Twitter’dan savcılığa başvurduğunu açıklayan Gürsel şunları kaydetti:

Delilsiz, keyfi biçimde 11 ay hapiste tutulduğum Cumhuriyet soruşturması davasında gazetecilik faaliyetimin suçlanması nedeniyle hakkımda verilen, onanan 2,5 yıllık hapis hükmünün infazı için 20 Mayıs’ta 10 gün içinde savcılıkta olmam istendi.

Hakkımdaki 2,5 yıllık hükmün infazı için aldığım çağrıya uyarak bugün Başsavcılığa başvurdum. 11 aylık tutukluluğum, 2,5 yılın hapisteki infaz süresini karşılamaktadır. İnfaz gerekçesiyle yeniden hapsedilmem hukuka aykırıdır.

Cumhuriyet davasında verilen 11 aylık süresini tutuklu geçirdiğim 2,5 yıllık hapsin infazı, yasa gereği denetimli serbestlik yoluyla olmak zorundadır.
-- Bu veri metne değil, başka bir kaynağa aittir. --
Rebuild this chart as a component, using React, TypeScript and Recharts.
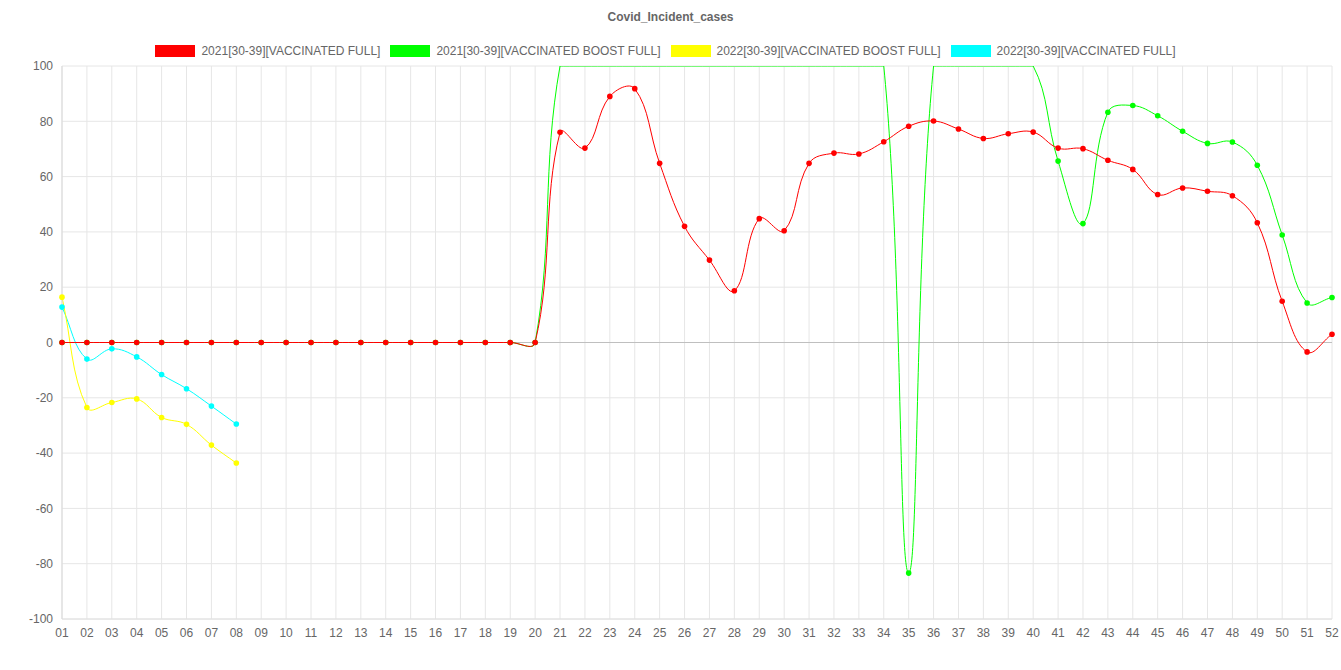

Buna rağmen hapse konulmam söz konusudur.

Cumhuriyet davasında verilen ve tutuklulukta peşinen infaz edilmiş olan haksız ve delilsiz hüküm nedeniyle, değil birkaç gün, bir saniye için dahi hapsedilmem hukuken mümkün değildir, olursa, bu hukukun ağır bir ihlalidir.

AYM’nin hak ihlali başvurumdan 28,5 ay sonra nihayet 2 Mayıs’ta verdiği, ifade özgürlüğü hakkımın ihlal edildiği yönündeki kararı, aleyhimdeki sözde delili, dolayısıyla suçlamayı ve mahkumiyeti düşürür niteliktedir.

Aleyhimdeki delili, suçlamayı ve mahkumiyeti hukuken geçersiz kılarak yeniden yargılanıp beraat etmemin yolunu açması gereken AYM kararı varken, tutukluğum sırasında infaz edilmiş bir hüküm için hapsedilmem hukuksuzluğu büyütüyor.

Gazetecilik faaliyetimden dolayı delilsiz, haksız hukuksuz olarak verilmiş ve 11 aylık tutukluluğum ile peşinen, tamamı infaz edilmiş bir hüküm gerekçe gösterilerek hapse konulmam, maruz kaldığım adaletsizliği daha da artırıyor.